◆ PROBLEM
Reproduce every entry below precisely; do not include the pictures.

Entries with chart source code
---+---

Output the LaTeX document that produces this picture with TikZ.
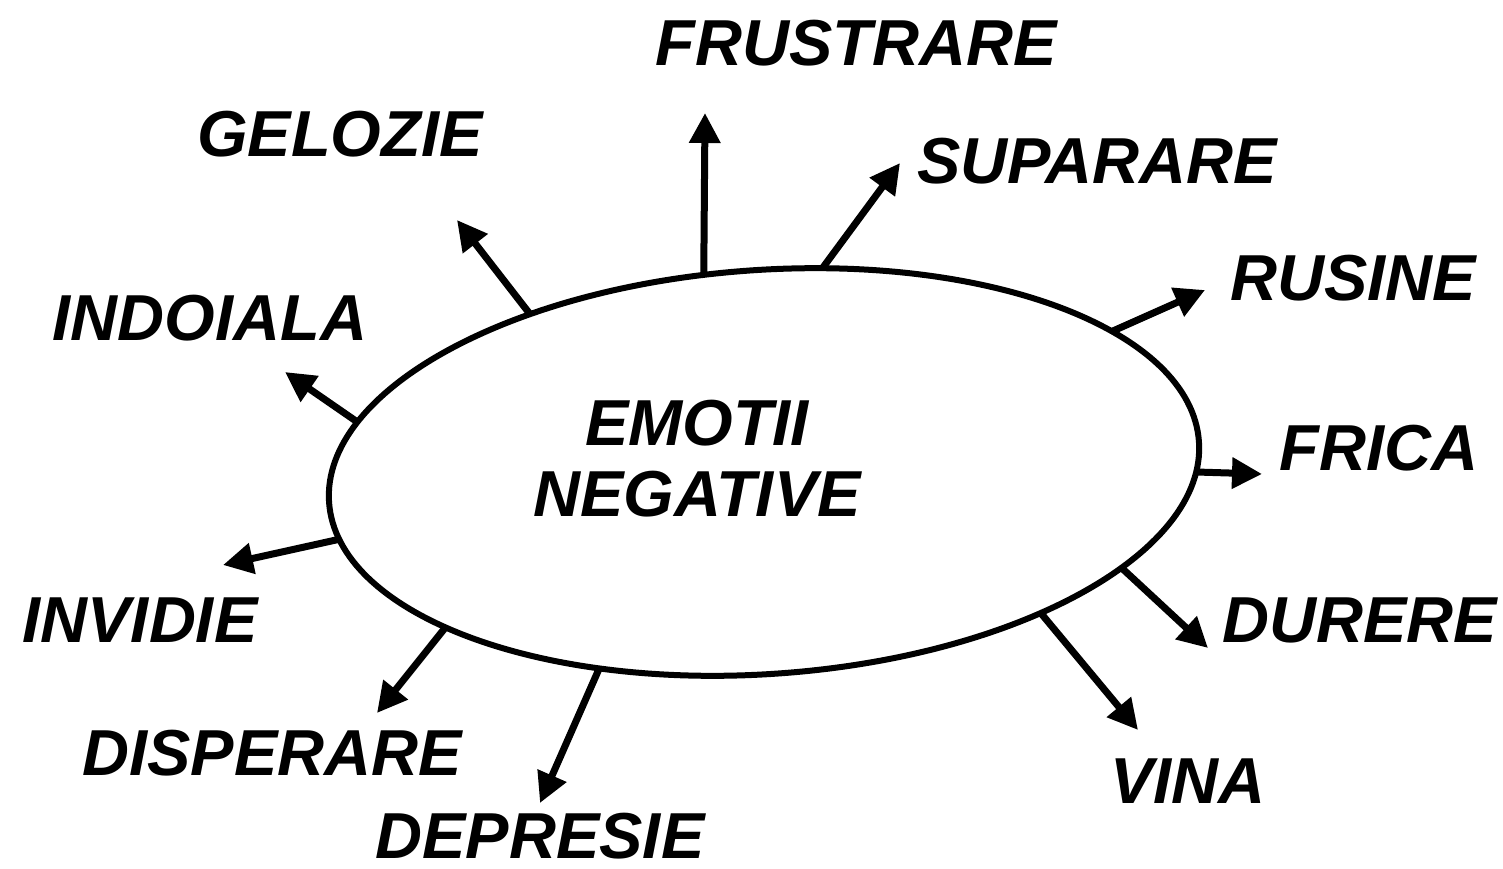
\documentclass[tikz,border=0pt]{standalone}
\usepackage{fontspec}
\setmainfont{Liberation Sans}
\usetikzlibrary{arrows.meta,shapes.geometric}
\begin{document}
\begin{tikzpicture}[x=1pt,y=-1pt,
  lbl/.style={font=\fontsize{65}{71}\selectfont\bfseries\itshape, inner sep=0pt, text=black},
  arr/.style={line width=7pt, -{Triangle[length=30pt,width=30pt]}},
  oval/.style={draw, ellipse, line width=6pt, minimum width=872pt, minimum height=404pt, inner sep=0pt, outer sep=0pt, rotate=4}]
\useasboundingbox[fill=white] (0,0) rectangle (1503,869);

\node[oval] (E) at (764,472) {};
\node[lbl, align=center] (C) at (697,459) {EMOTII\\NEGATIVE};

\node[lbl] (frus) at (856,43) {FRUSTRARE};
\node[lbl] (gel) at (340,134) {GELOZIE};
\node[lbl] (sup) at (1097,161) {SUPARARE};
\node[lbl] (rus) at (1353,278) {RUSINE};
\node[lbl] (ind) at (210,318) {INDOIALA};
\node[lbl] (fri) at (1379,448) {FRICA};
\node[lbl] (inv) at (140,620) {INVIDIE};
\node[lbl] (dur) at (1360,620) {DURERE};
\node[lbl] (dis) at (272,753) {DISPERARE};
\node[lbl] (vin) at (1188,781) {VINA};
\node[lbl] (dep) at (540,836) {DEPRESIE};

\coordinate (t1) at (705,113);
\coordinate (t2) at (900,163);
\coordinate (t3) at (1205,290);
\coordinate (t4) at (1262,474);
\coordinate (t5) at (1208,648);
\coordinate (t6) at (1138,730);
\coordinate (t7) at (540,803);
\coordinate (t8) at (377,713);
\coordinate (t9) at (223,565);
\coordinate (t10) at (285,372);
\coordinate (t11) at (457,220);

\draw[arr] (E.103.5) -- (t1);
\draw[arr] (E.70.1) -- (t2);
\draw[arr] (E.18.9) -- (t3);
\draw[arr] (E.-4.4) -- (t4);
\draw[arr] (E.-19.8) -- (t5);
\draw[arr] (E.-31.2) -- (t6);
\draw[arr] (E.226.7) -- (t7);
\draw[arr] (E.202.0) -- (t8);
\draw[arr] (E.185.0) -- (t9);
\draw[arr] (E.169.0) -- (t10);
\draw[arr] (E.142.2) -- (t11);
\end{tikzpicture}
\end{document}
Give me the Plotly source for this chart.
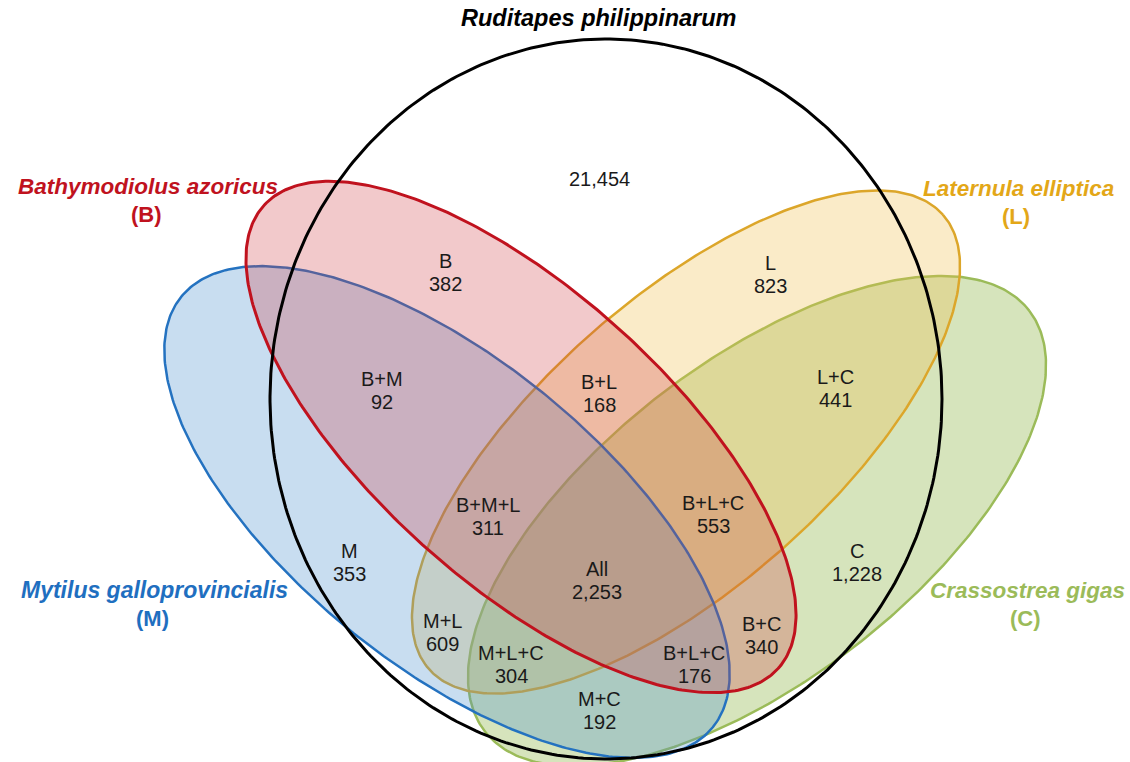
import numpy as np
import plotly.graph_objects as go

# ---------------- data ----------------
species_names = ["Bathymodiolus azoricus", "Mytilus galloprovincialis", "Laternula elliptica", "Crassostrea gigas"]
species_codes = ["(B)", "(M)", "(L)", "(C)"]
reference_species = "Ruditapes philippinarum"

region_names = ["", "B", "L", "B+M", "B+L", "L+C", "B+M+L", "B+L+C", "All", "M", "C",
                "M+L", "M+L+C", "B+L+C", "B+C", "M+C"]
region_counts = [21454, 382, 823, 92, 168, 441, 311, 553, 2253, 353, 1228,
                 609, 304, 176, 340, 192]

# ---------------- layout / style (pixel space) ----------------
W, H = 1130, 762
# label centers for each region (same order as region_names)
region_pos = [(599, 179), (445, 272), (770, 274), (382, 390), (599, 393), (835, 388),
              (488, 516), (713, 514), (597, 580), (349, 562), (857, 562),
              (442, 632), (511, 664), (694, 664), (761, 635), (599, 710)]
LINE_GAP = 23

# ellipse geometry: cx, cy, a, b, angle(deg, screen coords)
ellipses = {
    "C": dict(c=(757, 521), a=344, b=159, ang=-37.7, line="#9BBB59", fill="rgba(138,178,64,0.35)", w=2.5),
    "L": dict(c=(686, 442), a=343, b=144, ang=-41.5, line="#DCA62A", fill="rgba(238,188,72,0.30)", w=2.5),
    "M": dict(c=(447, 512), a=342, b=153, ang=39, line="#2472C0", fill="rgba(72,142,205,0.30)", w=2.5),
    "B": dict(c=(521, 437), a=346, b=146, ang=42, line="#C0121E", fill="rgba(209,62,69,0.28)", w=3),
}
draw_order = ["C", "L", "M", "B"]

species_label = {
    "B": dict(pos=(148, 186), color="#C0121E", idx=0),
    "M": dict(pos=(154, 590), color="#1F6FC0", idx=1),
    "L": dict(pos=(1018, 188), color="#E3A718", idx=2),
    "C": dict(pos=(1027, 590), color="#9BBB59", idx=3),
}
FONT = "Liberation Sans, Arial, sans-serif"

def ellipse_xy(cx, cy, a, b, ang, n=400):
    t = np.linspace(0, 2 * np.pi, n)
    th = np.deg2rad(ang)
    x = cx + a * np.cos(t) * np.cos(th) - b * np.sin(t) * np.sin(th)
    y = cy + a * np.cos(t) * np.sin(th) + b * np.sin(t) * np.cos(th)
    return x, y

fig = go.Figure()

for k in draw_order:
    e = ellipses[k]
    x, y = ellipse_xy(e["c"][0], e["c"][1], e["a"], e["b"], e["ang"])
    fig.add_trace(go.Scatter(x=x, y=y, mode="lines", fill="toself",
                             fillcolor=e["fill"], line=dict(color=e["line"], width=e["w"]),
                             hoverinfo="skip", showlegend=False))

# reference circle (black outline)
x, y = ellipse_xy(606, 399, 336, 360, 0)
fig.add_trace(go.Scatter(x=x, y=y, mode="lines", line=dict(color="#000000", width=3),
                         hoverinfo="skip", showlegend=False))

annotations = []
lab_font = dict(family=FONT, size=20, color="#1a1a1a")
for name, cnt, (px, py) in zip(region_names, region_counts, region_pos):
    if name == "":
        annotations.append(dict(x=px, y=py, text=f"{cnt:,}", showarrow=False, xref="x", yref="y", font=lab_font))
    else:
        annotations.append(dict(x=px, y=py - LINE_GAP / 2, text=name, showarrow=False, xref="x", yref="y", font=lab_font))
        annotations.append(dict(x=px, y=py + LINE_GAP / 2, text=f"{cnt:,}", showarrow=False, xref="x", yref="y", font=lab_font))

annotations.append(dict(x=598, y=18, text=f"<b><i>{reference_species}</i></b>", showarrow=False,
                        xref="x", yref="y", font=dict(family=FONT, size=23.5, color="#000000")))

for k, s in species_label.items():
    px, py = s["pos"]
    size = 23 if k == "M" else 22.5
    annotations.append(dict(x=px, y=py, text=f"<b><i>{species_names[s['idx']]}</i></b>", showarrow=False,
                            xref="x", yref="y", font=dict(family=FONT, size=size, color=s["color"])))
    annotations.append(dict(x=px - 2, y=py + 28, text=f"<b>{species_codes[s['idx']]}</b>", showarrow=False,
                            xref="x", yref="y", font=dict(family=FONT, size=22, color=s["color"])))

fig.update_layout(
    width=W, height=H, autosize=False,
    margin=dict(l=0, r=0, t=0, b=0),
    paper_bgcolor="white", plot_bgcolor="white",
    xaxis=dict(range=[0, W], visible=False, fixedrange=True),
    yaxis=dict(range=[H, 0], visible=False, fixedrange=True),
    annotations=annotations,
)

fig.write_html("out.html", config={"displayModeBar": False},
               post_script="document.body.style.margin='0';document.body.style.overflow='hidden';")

---+---

◆ SOLUTION TO THIS EXERCISE
Output the LaTeX document that produces this picture with TikZ.
\documentclass[tikz,border=0pt]{standalone}
\usepackage{fontspec}
\setmainfont{Liberation Sans}
\usetikzlibrary{arrows.meta,shapes.geometric}
\begin{document}
\begin{tikzpicture}[x=1pt,y=-1pt,
  lbl/.style={font=\fontsize{65}{71}\selectfont\bfseries\itshape, inner sep=0pt, text=black},
  arr/.style={line width=7pt, -{Triangle[length=30pt,width=30pt]}},
  oval/.style={draw, ellipse, line width=6pt, minimum width=872pt, minimum height=404pt, inner sep=0pt, outer sep=0pt, rotate=4}]
\useasboundingbox[fill=white] (0,0) rectangle (1503,869);

\node[oval] (E) at (764,472) {};
\node[lbl, align=center] (C) at (697,459) {EMOTII\\NEGATIVE};

\node[lbl] (frus) at (856,43) {FRUSTRARE};
\node[lbl] (gel) at (340,134) {GELOZIE};
\node[lbl] (sup) at (1097,161) {SUPARARE};
\node[lbl] (rus) at (1353,278) {RUSINE};
\node[lbl] (ind) at (210,318) {INDOIALA};
\node[lbl] (fri) at (1379,448) {FRICA};
\node[lbl] (inv) at (140,620) {INVIDIE};
\node[lbl] (dur) at (1360,620) {DURERE};
\node[lbl] (dis) at (272,753) {DISPERARE};
\node[lbl] (vin) at (1188,781) {VINA};
\node[lbl] (dep) at (540,836) {DEPRESIE};

\coordinate (t1) at (705,113);
\coordinate (t2) at (900,163);
\coordinate (t3) at (1205,290);
\coordinate (t4) at (1262,474);
\coordinate (t5) at (1208,648);
\coordinate (t6) at (1138,730);
\coordinate (t7) at (540,803);
\coordinate (t8) at (377,713);
\coordinate (t9) at (223,565);
\coordinate (t10) at (285,372);
\coordinate (t11) at (457,220);

\draw[arr] (E.103.5) -- (t1);
\draw[arr] (E.70.1) -- (t2);
\draw[arr] (E.18.9) -- (t3);
\draw[arr] (E.-4.4) -- (t4);
\draw[arr] (E.-19.8) -- (t5);
\draw[arr] (E.-31.2) -- (t6);
\draw[arr] (E.226.7) -- (t7);
\draw[arr] (E.202.0) -- (t8);
\draw[arr] (E.185.0) -- (t9);
\draw[arr] (E.169.0) -- (t10);
\draw[arr] (E.142.2) -- (t11);
\end{tikzpicture}
\end{document}
Give me the Plotly source for this chart.
import numpy as np
import plotly.graph_objects as go

# ---------------- data ----------------
species_names = ["Bathymodiolus azoricus", "Mytilus galloprovincialis", "Laternula elliptica", "Crassostrea gigas"]
species_codes = ["(B)", "(M)", "(L)", "(C)"]
reference_species = "Ruditapes philippinarum"

region_names = ["", "B", "L", "B+M", "B+L", "L+C", "B+M+L", "B+L+C", "All", "M", "C",
                "M+L", "M+L+C", "B+L+C", "B+C", "M+C"]
region_counts = [21454, 382, 823, 92, 168, 441, 311, 553, 2253, 353, 1228,
                 609, 304, 176, 340, 192]

# ---------------- layout / style (pixel space) ----------------
W, H = 1130, 762
# label centers for each region (same order as region_names)
region_pos = [(599, 179), (445, 272), (770, 274), (382, 390), (599, 393), (835, 388),
              (488, 516), (713, 514), (597, 580), (349, 562), (857, 562),
              (442, 632), (511, 664), (694, 664), (761, 635), (599, 710)]
LINE_GAP = 23

# ellipse geometry: cx, cy, a, b, angle(deg, screen coords)
ellipses = {
    "C": dict(c=(757, 521), a=344, b=159, ang=-37.7, line="#9BBB59", fill="rgba(138,178,64,0.35)", w=2.5),
    "L": dict(c=(686, 442), a=343, b=144, ang=-41.5, line="#DCA62A", fill="rgba(238,188,72,0.30)", w=2.5),
    "M": dict(c=(447, 512), a=342, b=153, ang=39, line="#2472C0", fill="rgba(72,142,205,0.30)", w=2.5),
    "B": dict(c=(521, 437), a=346, b=146, ang=42, line="#C0121E", fill="rgba(209,62,69,0.28)", w=3),
}
draw_order = ["C", "L", "M", "B"]

species_label = {
    "B": dict(pos=(148, 186), color="#C0121E", idx=0),
    "M": dict(pos=(154, 590), color="#1F6FC0", idx=1),
    "L": dict(pos=(1018, 188), color="#E3A718", idx=2),
    "C": dict(pos=(1027, 590), color="#9BBB59", idx=3),
}
FONT = "Liberation Sans, Arial, sans-serif"

def ellipse_xy(cx, cy, a, b, ang, n=400):
    t = np.linspace(0, 2 * np.pi, n)
    th = np.deg2rad(ang)
    x = cx + a * np.cos(t) * np.cos(th) - b * np.sin(t) * np.sin(th)
    y = cy + a * np.cos(t) * np.sin(th) + b * np.sin(t) * np.cos(th)
    return x, y

fig = go.Figure()

for k in draw_order:
    e = ellipses[k]
    x, y = ellipse_xy(e["c"][0], e["c"][1], e["a"], e["b"], e["ang"])
    fig.add_trace(go.Scatter(x=x, y=y, mode="lines", fill="toself",
                             fillcolor=e["fill"], line=dict(color=e["line"], width=e["w"]),
                             hoverinfo="skip", showlegend=False))

# reference circle (black outline)
x, y = ellipse_xy(606, 399, 336, 360, 0)
fig.add_trace(go.Scatter(x=x, y=y, mode="lines", line=dict(color="#000000", width=3),
                         hoverinfo="skip", showlegend=False))

annotations = []
lab_font = dict(family=FONT, size=20, color="#1a1a1a")
for name, cnt, (px, py) in zip(region_names, region_counts, region_pos):
    if name == "":
        annotations.append(dict(x=px, y=py, text=f"{cnt:,}", showarrow=False, xref="x", yref="y", font=lab_font))
    else:
        annotations.append(dict(x=px, y=py - LINE_GAP / 2, text=name, showarrow=False, xref="x", yref="y", font=lab_font))
        annotations.append(dict(x=px, y=py + LINE_GAP / 2, text=f"{cnt:,}", showarrow=False, xref="x", yref="y", font=lab_font))

annotations.append(dict(x=598, y=18, text=f"<b><i>{reference_species}</i></b>", showarrow=False,
                        xref="x", yref="y", font=dict(family=FONT, size=23.5, color="#000000")))

for k, s in species_label.items():
    px, py = s["pos"]
    size = 23 if k == "M" else 22.5
    annotations.append(dict(x=px, y=py, text=f"<b><i>{species_names[s['idx']]}</i></b>", showarrow=False,
                            xref="x", yref="y", font=dict(family=FONT, size=size, color=s["color"])))
    annotations.append(dict(x=px - 2, y=py + 28, text=f"<b>{species_codes[s['idx']]}</b>", showarrow=False,
                            xref="x", yref="y", font=dict(family=FONT, size=22, color=s["color"])))

fig.update_layout(
    width=W, height=H, autosize=False,
    margin=dict(l=0, r=0, t=0, b=0),
    paper_bgcolor="white", plot_bgcolor="white",
    xaxis=dict(range=[0, W], visible=False, fixedrange=True),
    yaxis=dict(range=[H, 0], visible=False, fixedrange=True),
    annotations=annotations,
)

fig.write_html("out.html", config={"displayModeBar": False},
               post_script="document.body.style.margin='0';document.body.style.overflow='hidden';")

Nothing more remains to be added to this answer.